Yes, adventures in toothpaste. If you've been reading this blog for any length of time, you should know by now that I have "adventures" with things like toothpaste, old magazines, toenail clippers, and other boring crap I can't think of right now. Never will you read an entry where I talk about how stoked I was to climb up a 1,000 foot rock face with no safety line, or how cool it was it jump on stage at the Radiohead concert and run around taking my clothes off before the security guys beat the snot out of me. Nope. Not going to happen. I lead an extraordinarily dull life.
Anyway, toothpaste. A week or two back I mentioned a dollar store I shop in that sells all kinds of weird crap that's probably not intended to be sold in this country. Things like toothpaste from Indonesia.

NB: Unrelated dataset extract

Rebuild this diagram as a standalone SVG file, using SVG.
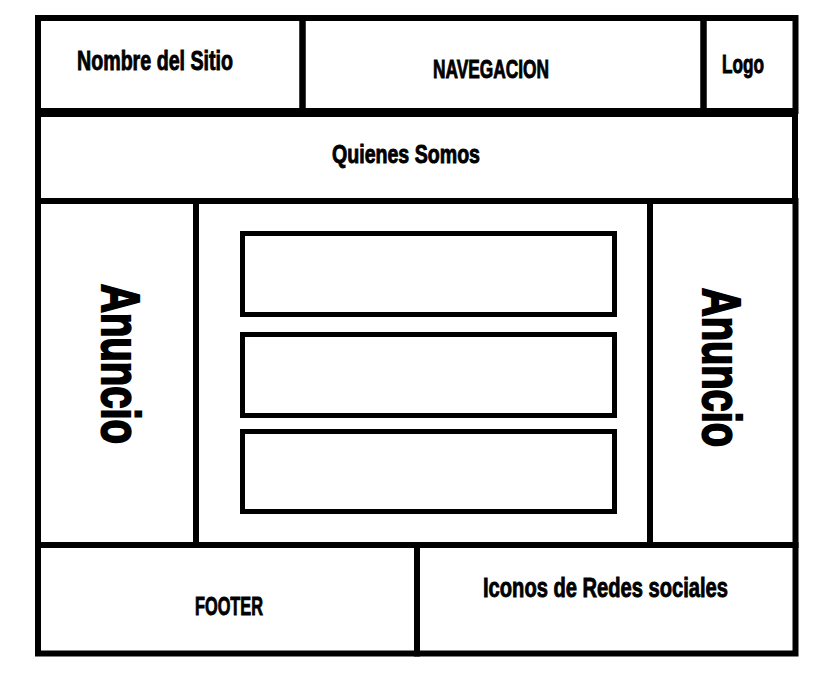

Yes, I bought the toothpaste from Indonesia. And, believe it or not, I've actually been brushing my teeth with it for a week or more. It's pretty nice-tasting toothpaste. If you look at the back of the tube, you'll see it's also Halal. I don't know why I find that interesting, but I do.
Also, much to my horror, I've just noticed that one of the ingredients of this toothpaste is formaldehyde. What the fucking fuck, Indonesia? I've been putting this in my mouth for over a week. None of the other four tubes of toothpaste in my cabinet have formaldehyde in them, not even the Mexican Colgate.
[Long pause while I frantically search the internet to see if I've been poisoning myself.]